Is Craving Solitude a Sign Something's Wrong?
Quite the opposite. The desire for intentional solitude is one of the most mature impulses a person can act on. It means you understand that clarity requires space, and space requires boundaries. The Hermit doesn't retreat out of weakness. The Hermit retreats because some knowledge is only accessible when the noise stops. The only thing to watch is duration: solitude is a tool, not a permanent address. Know when the lantern has shown you what it needed to show you, and then come back down the mountain.

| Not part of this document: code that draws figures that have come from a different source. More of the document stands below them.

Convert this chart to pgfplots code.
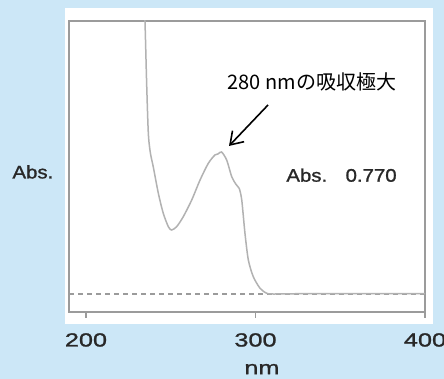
\documentclass[border=0pt]{standalone}
\usepackage{fontspec}
\usepackage{pgfplots}
\pgfplotsset{compat=1.18}
\usetikzlibrary{arrows.meta}
\setmainfont{Liberation Sans}
\newfontfamily\widefont[FakeStretch=1.33,FakeBold=1.2]{Liberation Sans}
\newfontfamily\absfont[FakeStretch=1.12,FakeBold=1.2]{Liberation Sans}
\newfontfamily\jp{Noto Sans CJK JP}
\definecolor{bgblue}{RGB}{204,231,247}
\definecolor{curvegray}{RGB}{178,178,178}
\definecolor{framegray}{RGB}{155,155,155}
\definecolor{txt}{RGB}{40,40,40}
\begin{document}
\begin{tikzpicture}
\useasboundingbox (-34.5pt,-33.5pt) rectangle (187.5pt,156pt);
\clip (-34.5pt,-33.5pt) rectangle (187.5pt,156pt);
\fill[bgblue] (-34.5pt,-33.5pt) rectangle (187.5pt,156pt);
\fill[white] (-2pt,-6pt) rectangle (182pt,152pt);
\begin{axis}[
  at={(0,0)}, anchor=south west,
  scale only axis, width=178pt, height=145.5pt,
  xmin=190, xmax=400, ymin=-0.0976, ymax=1.4805,
  xtick={200,300,400}, ytick=\empty,
  xtick pos=bottom,
  xtick align=outside, major tick length=3pt,
  axis line style={draw=framegray, line width=0.6pt},
  tick style={draw=framegray, line width=0.6pt},
  /pgf/number format/assume math mode=true,
  xticklabel style={font=\widefont\fontsize{9.5}{10}\selectfont, text=txt, anchor=base, yshift=-14.25pt},
  clip mode=individual,
]
\addplot[draw=framegray, line width=0.6pt, dash pattern=on 2.5pt off 2pt] coordinates {(190,0) (400,0)};
\addplot[draw=curvegray, line width=0.75pt, smooth, tension=0.45] coordinates {
(233.8,1.70) (234.8,1.486) (235.8,1.143) (236.8,0.871) (238.0,0.765) (239.7,0.690) (242.7,0.546)
(245.6,0.438) (248.6,0.365) (250.5,0.347) (253.5,0.365) (257.4,0.419) (262.4,0.510)
(267.3,0.618) (272.2,0.709) (276.1,0.754) (278.0,0.760) (280.0,0.770) (283.0,0.727)
(286.0,0.636) (288.5,0.595) (290.4,0.573) (291.9,0.510) (293.8,0.329) (295.8,0.184)
(298.7,0.094) (302.7,0.031) (306.6,0.004) (310.5,0.000) (330,0.002) (360,0.002) (400,0.002)};
\node[anchor=base, font=\jp\fontsize{10}{12}\selectfont, text=black] at (axis cs:333.3,1.109) {280 nmの吸収極大};
\draw[-{Straight Barb[length=6pt,width=8pt]}, line width=0.8pt, black] (axis cs:307.4,1.025) -- (axis cs:284.4,0.803);
\node[anchor=base west, font=\absfont\fontsize{9.1}{11}\selectfont, text=txt, inner sep=0pt] at (axis cs:318.0,0.609) {Abs.};
\node[anchor=base east, font=\absfont\fontsize{9.1}{11}\selectfont, text=txt, inner sep=0pt] at (axis cs:383.5,0.609) {0.770};
\node[anchor=center, font=\absfont\fontsize{9.1}{11}\selectfont, text=txt, inner sep=0pt] at (axis cs:168.7,0.662) {Abs.};
\node[anchor=base, font=\widefont\fontsize{9.5}{11}\selectfont, text=txt, inner sep=0pt] at (axis cs:303.8,-0.435) {nm};
\end{axis}
\end{tikzpicture}
\end{document}
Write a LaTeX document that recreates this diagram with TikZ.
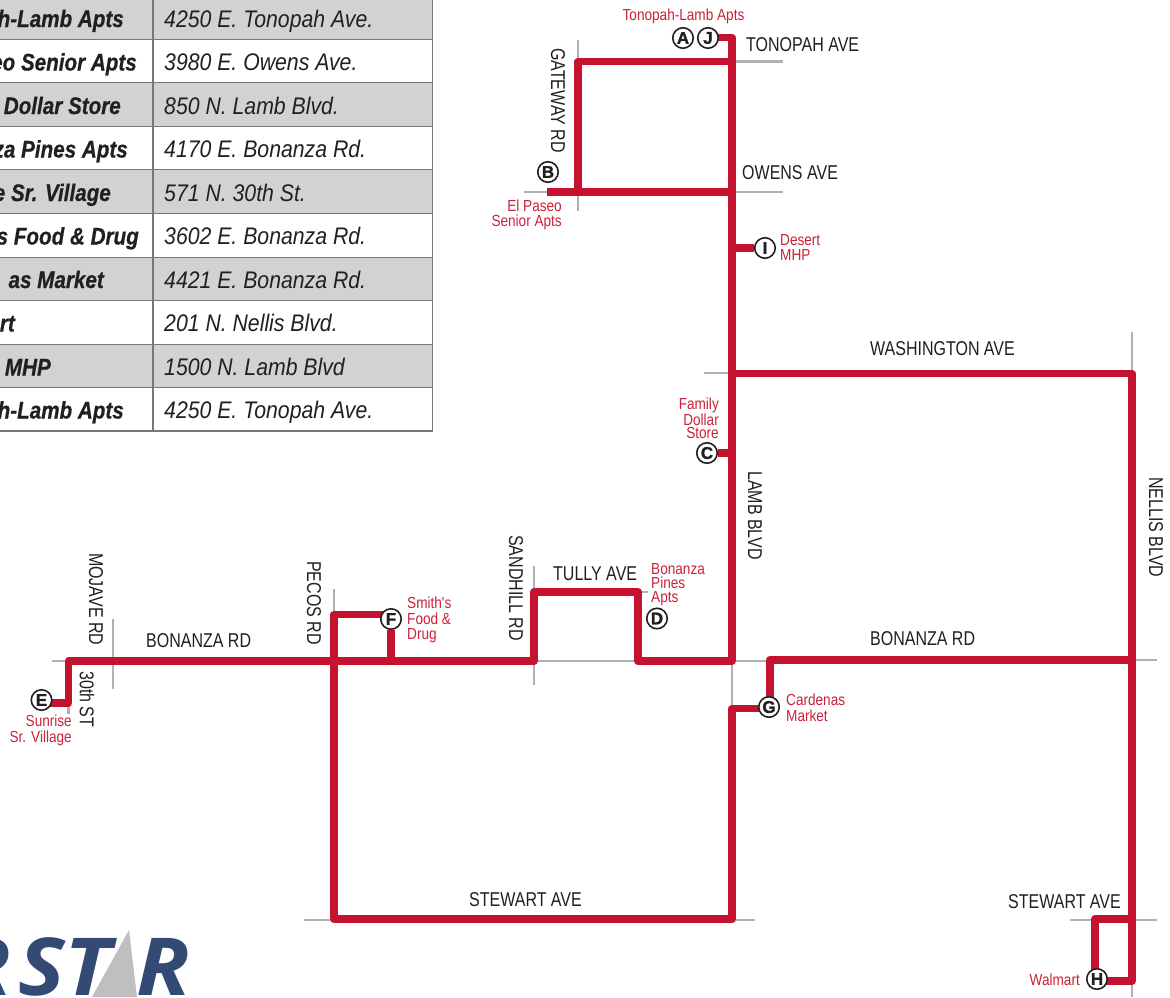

This Card in Millennial Tarot vs. Traditional Tarot
The Rider-Waite Hermit is the classic sage, mountaintop, lantern, grey robes, deliberate withdrawal from society to pursue truth. Millennial Tarot's Off-the-Grid translates that into the specific millennial craving for genuine disconnection. The Rider-Waite Hermit left a village. Off-the-Grid leaves the calendar, the inbox, and the expectation to always be available, optimized, and productive. Same need for withdrawal. Same search for inner clarity. Different things being withdrawn from. In a generation that equates busyness with worth, giving yourself permission to unplug completely is its own form of wisdom.
Millennial Tarot's guidebook breaks down all 78 cards in plain language, with real-life context instead of abstract symbolism. Published by Hachette Book Group.
Curious what Gen Z Tarot calls this card? They named it CEO of Me Time 🏠😶🎧, same energy, different generation. See the Gen Z Tarot version →
tl;dr: The Hermit (Off-the-Grid) = intentional withdrawal, inner searching, and the courage to be alone with your own thoughts. Not escape. Not depression. A purposeful retreat to find clarity that can't be found in company. Come back when the lantern shows you what you needed to see.